What you have to do
Copy out, with no alterations, the lines below running from the one containing "Output the web" to the one containing "const etatT = [150, 228, 600, 437, 600, 150];", inclusive at each end; pictures are omitted.

** BEGIN Provided material **

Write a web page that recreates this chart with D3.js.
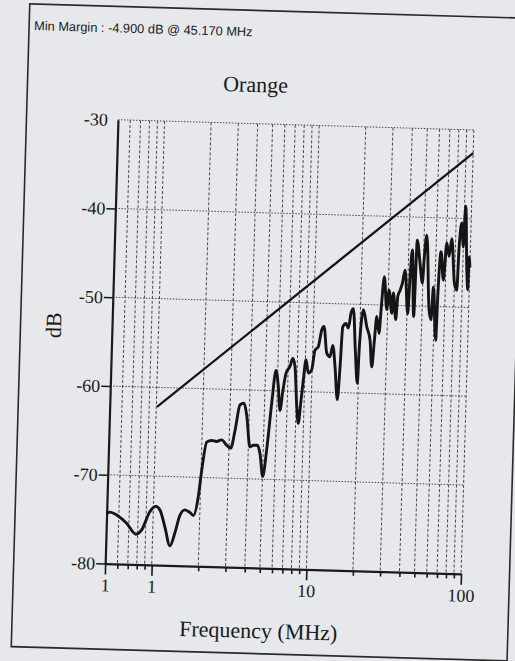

** END Provided material **
** BEGIN Provided material **

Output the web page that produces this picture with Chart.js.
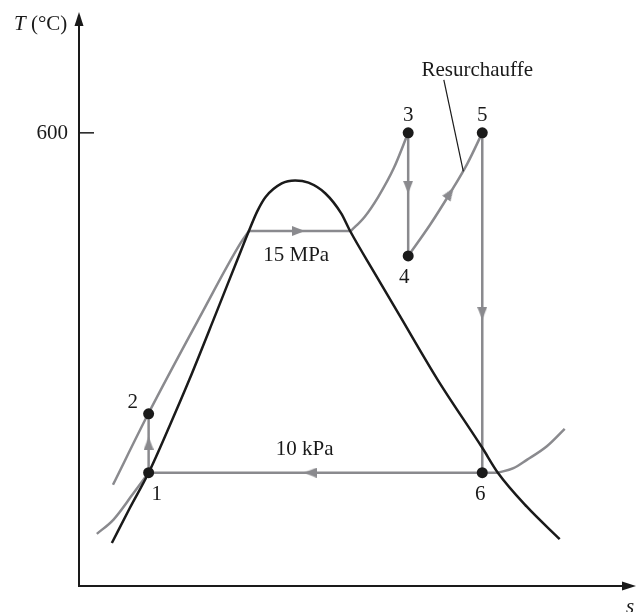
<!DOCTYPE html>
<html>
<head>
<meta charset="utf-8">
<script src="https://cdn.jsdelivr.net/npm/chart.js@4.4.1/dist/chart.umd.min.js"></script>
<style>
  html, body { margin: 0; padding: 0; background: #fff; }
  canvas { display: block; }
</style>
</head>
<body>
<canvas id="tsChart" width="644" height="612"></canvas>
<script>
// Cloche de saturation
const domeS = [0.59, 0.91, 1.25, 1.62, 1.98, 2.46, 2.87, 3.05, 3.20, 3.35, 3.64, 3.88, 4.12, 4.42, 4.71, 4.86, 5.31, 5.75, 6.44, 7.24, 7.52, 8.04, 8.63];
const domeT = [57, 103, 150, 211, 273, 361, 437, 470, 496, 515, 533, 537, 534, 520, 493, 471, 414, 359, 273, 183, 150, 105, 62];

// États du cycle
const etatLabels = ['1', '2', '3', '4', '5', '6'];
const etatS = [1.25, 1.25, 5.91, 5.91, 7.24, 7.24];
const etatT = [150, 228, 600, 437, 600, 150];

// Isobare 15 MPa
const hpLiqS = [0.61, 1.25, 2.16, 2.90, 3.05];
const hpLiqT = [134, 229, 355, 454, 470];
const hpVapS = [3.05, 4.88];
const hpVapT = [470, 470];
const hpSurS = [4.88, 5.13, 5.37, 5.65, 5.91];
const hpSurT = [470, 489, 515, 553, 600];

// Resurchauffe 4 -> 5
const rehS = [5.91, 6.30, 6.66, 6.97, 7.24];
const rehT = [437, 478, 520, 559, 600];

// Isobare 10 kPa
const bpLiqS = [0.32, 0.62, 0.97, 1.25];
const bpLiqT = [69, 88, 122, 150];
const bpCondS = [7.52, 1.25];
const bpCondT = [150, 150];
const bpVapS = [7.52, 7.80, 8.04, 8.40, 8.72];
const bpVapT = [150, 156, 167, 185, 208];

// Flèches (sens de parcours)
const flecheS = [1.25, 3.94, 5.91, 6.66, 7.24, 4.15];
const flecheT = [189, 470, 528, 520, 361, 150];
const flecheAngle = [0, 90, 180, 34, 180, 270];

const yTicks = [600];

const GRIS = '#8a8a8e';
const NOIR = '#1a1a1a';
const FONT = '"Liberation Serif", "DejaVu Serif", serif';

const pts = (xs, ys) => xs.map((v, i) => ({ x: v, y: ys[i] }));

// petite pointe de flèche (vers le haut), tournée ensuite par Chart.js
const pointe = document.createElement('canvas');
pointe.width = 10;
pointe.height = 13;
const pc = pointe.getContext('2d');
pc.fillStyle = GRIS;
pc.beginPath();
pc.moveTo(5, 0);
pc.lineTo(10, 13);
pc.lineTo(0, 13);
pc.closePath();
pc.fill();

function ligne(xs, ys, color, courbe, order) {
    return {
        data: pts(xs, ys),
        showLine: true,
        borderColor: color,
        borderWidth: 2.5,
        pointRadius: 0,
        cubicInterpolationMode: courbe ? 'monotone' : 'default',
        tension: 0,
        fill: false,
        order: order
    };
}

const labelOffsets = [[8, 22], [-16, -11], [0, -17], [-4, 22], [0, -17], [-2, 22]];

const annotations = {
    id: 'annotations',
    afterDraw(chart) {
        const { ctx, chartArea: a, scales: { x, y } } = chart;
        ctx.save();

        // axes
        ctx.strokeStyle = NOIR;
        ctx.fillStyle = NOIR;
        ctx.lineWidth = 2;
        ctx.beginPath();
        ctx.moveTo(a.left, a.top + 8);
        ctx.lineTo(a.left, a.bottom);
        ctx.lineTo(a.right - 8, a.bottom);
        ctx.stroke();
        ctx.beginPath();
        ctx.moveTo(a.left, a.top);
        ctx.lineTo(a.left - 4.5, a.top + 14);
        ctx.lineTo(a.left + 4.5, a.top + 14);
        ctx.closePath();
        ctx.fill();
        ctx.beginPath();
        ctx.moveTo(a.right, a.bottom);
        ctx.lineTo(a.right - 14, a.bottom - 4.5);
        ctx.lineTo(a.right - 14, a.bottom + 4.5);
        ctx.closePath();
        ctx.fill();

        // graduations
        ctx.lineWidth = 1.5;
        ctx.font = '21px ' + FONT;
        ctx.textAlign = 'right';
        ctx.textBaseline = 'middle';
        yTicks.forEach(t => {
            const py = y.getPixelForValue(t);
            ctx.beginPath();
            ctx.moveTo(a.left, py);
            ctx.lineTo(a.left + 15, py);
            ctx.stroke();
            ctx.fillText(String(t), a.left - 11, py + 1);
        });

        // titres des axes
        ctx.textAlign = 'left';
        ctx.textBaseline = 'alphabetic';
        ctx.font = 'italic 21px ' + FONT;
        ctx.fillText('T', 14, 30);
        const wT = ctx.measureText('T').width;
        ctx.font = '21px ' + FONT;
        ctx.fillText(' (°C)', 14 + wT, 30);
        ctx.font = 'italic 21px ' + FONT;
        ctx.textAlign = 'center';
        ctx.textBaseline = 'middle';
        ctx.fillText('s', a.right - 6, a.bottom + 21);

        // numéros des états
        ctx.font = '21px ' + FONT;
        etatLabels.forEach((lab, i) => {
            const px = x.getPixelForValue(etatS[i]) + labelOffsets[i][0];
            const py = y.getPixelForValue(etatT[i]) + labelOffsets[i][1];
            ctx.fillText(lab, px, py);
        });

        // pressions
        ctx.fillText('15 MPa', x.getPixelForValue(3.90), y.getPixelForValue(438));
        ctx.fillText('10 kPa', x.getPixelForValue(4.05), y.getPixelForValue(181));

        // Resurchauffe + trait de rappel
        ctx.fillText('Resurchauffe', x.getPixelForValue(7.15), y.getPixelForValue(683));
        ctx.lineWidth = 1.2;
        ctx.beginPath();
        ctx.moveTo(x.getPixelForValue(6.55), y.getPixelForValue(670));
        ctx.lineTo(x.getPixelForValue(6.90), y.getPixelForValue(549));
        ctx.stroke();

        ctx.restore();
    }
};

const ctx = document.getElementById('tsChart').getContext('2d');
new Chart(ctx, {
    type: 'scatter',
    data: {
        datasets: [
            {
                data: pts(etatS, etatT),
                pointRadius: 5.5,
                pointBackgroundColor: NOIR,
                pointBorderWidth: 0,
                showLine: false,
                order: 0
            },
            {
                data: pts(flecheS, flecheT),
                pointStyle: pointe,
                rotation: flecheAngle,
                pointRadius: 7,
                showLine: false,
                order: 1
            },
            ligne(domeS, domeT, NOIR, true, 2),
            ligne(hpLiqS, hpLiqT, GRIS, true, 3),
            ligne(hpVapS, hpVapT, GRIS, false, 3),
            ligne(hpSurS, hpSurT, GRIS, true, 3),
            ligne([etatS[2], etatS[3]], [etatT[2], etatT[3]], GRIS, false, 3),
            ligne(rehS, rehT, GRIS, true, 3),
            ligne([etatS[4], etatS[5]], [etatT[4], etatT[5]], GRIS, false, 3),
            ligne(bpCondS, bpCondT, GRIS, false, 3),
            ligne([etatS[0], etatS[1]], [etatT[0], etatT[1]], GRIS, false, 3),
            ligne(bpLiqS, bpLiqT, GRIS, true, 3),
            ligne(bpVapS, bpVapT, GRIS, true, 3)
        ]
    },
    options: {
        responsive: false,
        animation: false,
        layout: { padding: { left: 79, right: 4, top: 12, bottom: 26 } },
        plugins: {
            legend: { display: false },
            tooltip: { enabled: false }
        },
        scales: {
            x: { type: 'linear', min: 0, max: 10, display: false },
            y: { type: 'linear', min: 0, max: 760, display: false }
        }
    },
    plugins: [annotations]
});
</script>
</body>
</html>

** END Provided material **

Output below
Output the web page that produces this picture with Chart.js.
<!DOCTYPE html>
<html>
<head>
<meta charset="utf-8">
<script src="https://cdn.jsdelivr.net/npm/chart.js@4.4.1/dist/chart.umd.min.js"></script>
<style>
  html, body { margin: 0; padding: 0; background: #fff; }
  canvas { display: block; }
</style>
</head>
<body>
<canvas id="tsChart" width="644" height="612"></canvas>
<script>
// Cloche de saturation
const domeS = [0.59, 0.91, 1.25, 1.62, 1.98, 2.46, 2.87, 3.05, 3.20, 3.35, 3.64, 3.88, 4.12, 4.42, 4.71, 4.86, 5.31, 5.75, 6.44, 7.24, 7.52, 8.04, 8.63];
const domeT = [57, 103, 150, 211, 273, 361, 437, 470, 496, 515, 533, 537, 534, 520, 493, 471, 414, 359, 273, 183, 150, 105, 62];

// États du cycle
const etatLabels = ['1', '2', '3', '4', '5', '6'];
const etatS = [1.25, 1.25, 5.91, 5.91, 7.24, 7.24];
const etatT = [150, 228, 600, 437, 600, 150];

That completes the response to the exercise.